In an interview with MinnMax, Giles Goddard explained that while he was working at Nintendo in the ’90s he was making some tech demos for the Nintendo 64 to see what the hardware was capable of.
Goddard was responsible for creating the infamous Zelda 64 tech demo that was shown at Nintendo’s Spaceworld event in 1995, where Link is seen fighting a metallic knight.
However, Goddard also explained that he worked on another tech demo that was never publicly seen, which involved the use of portals.
“Recently I found an old directory of source code that I had backed up, and it was the first map of the N64 Zelda, just with Hyrule Castle,” Goddard said. “So I was doing all these experiments.”
“You had a portal where you could look through, go in and you’d be teleported to a different part of the map. You’d see through the door to a different part of the map, walk through it, then walk back through it, if you see what I mean.
“It was very cool tech and I had it running and showed it to some guys at the office here and they said ‘oh, you’ve got to put this on the internet’, and I said ‘well, I can’t, really, it’s not my property, it’s Nintendo’s.”
When asked if this was designed to be part of the main Ocarina of Time, Goddard answered: “It was R&D for the game, basically. It was, what could we do with the hardware on the N64? It was basically a demo of actual portals that you could see through to other parts of the map.”

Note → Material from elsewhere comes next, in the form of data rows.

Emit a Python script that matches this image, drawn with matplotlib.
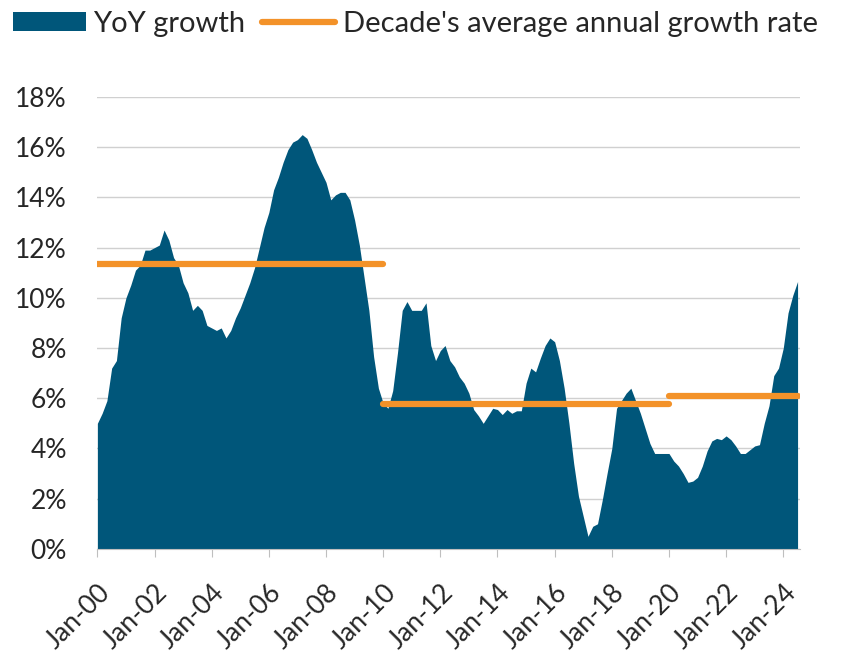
import numpy as np
import pandas as pd
import matplotlib
matplotlib.use("Agg")
import matplotlib.pyplot as plt
import matplotlib.transforms as mtransforms
from matplotlib.patches import Patch
from matplotlib.lines import Line2D

plt.rcParams['font.family'] = ['Lato', 'DejaVu Sans']

# YoY growth (%), one reading every two months, Jan-00 .. Jul-24
growth_2000s = [5.0, 5.4, 5.9, 7.2, 7.5, 9.2,
                10.0, 10.5, 11.1, 11.3, 11.9, 11.9,
                12.0, 12.1, 12.7, 12.3, 11.6, 11.3,
                10.6, 10.2, 9.5, 9.7, 9.5, 8.9,
                8.8, 8.7, 8.8, 8.4, 8.7, 9.2,
                9.6, 10.1, 10.6, 11.2, 12.0, 12.8,
                13.4, 14.3, 14.8, 15.4, 15.9, 16.2,
                16.3, 16.5, 16.35, 15.9, 15.4, 15.0,
                14.6, 13.9, 14.1, 14.2, 14.2, 13.9,
                13.1, 12.1, 10.8, 9.5, 7.65, 6.4]
growth_2010s = [5.8, 5.6, 6.3, 7.8, 9.5, 9.85,
                9.5, 9.5, 9.5, 9.8, 8.1, 7.5,
                7.9, 8.1, 7.5, 7.25, 6.85, 6.6,
                6.2, 5.55, 5.3, 5.0, 5.3, 5.6,
                5.55, 5.35, 5.55, 5.4, 5.5, 5.5,
                6.6, 7.2, 7.05, 7.6, 8.1, 8.4,
                8.25, 7.5, 6.4, 5.0, 3.4, 2.1,
                1.3, 0.5, 0.9, 1.0, 1.95, 3.0,
                4.0, 5.6, 5.9, 6.2, 6.4, 5.9,
                5.4, 4.8, 4.2, 3.8, 3.8, 3.8]
growth_2020s = [3.8, 3.5, 3.3, 3.0, 2.65, 2.7,
                2.85, 3.3, 3.9, 4.3, 4.4, 4.35,
                4.5, 4.35, 4.1, 3.8, 3.8, 3.95,
                4.1, 4.15, 5.0, 5.7, 6.9, 7.2,
                8.0, 9.4, 10.1, 10.65]
growth = growth_2000s + growth_2010s + growth_2020s
dates = pd.date_range('2000-01-01', '2024-07-01', freq='2MS')

# decade averages
avg_values = [11.33, 5.77, 6.07]
avg_start = ['2000-01-01', '2010-01-01', '2020-01-01']
avg_end = ['2010-01-01', '2020-01-01', '2024-07-01']

tick_years = list(range(2000, 2025, 2))
tick_labels = ['Jan-%02d' % (y % 100) for y in tick_years]


def dec_year(d):
    d = pd.Timestamp(d)
    return d.year + (d.month - 1) / 12


x = np.array([dec_year(d) for d in dates])

blue = '#00567A'
orange = '#F39229'
txt = '#262626'

fig = plt.figure(figsize=(8.43, 6.55), dpi=100)
ax = fig.add_axes([0.1155, 0.162, 0.834, 0.69])

ax.fill_between(x, growth, 0, color=blue, lw=0, zorder=2)
for v, s, e in zip(avg_values, avg_start, avg_end):
    ax.plot([dec_year(s), dec_year(e)], [v, v], color=orange, lw=4.5,
            solid_capstyle='round', zorder=3)

ax.set_ylim(0, 18)
ax.set_yticks(range(0, 19, 2))
ax.set_yticklabels(['%d%%' % v for v in range(0, 19, 2)], fontsize=19, color=txt)
ax.set_xlim(2000, 2024.6)
ax.set_xticks(tick_years)
ax.set_xticklabels(tick_labels, rotation=45, ha='right', rotation_mode='anchor',
                   fontsize=19, color=txt)
shift = mtransforms.ScaledTranslation(6 / 100, 0, fig.dpi_scale_trans)
for lab in ax.get_xticklabels():
    lab.set_transform(lab.get_transform() + shift)

ax.grid(axis='y', color='#d0d0d0', lw=1, zorder=0)
ax.set_axisbelow(True)
for side in ['top', 'right', 'left']:
    ax.spines[side].set_visible(False)
ax.spines['bottom'].set_color('#bfbfbf')
ax.tick_params(axis='y', length=0, pad=22)
ax.tick_params(axis='x', length=6, color='#bfbfbf', pad=16)

handles = [Patch(facecolor=blue, edgecolor='none'),
           Line2D([0], [0], color=orange, lw=4.5, solid_capstyle='round')]
fig.legend(handles, ['YoY growth', "Decade's average annual growth rate"],
           loc='upper left', bbox_to_anchor=(0.015, 0.983), ncol=2, frameon=False,
           fontsize=21, handlelength=2.5, handleheight=0.62, handletextpad=0.25,
           columnspacing=0.6, borderpad=0, borderaxespad=0, labelcolor=txt)

fig.savefig('out.png', dpi=100)
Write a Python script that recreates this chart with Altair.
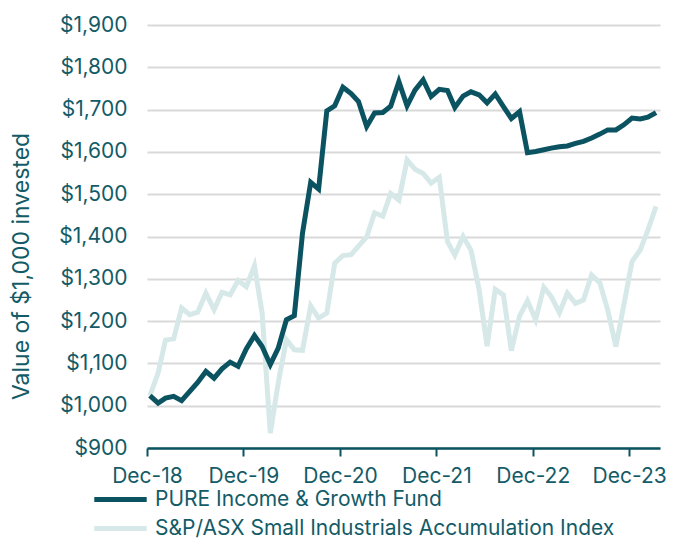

Goddard also jokes that when he saw Portal when it was released a decade later he remembered his own tech demo. “When I saw Portal I thought ‘oh, actually, I had that running on the N64, I should have released it then!'”.
According to Goddard, the main development team probably didn’t even see the tech demo, because it was too hard to introduce new tech while the game was in progress, which is why the feature didn’t appear in the final product.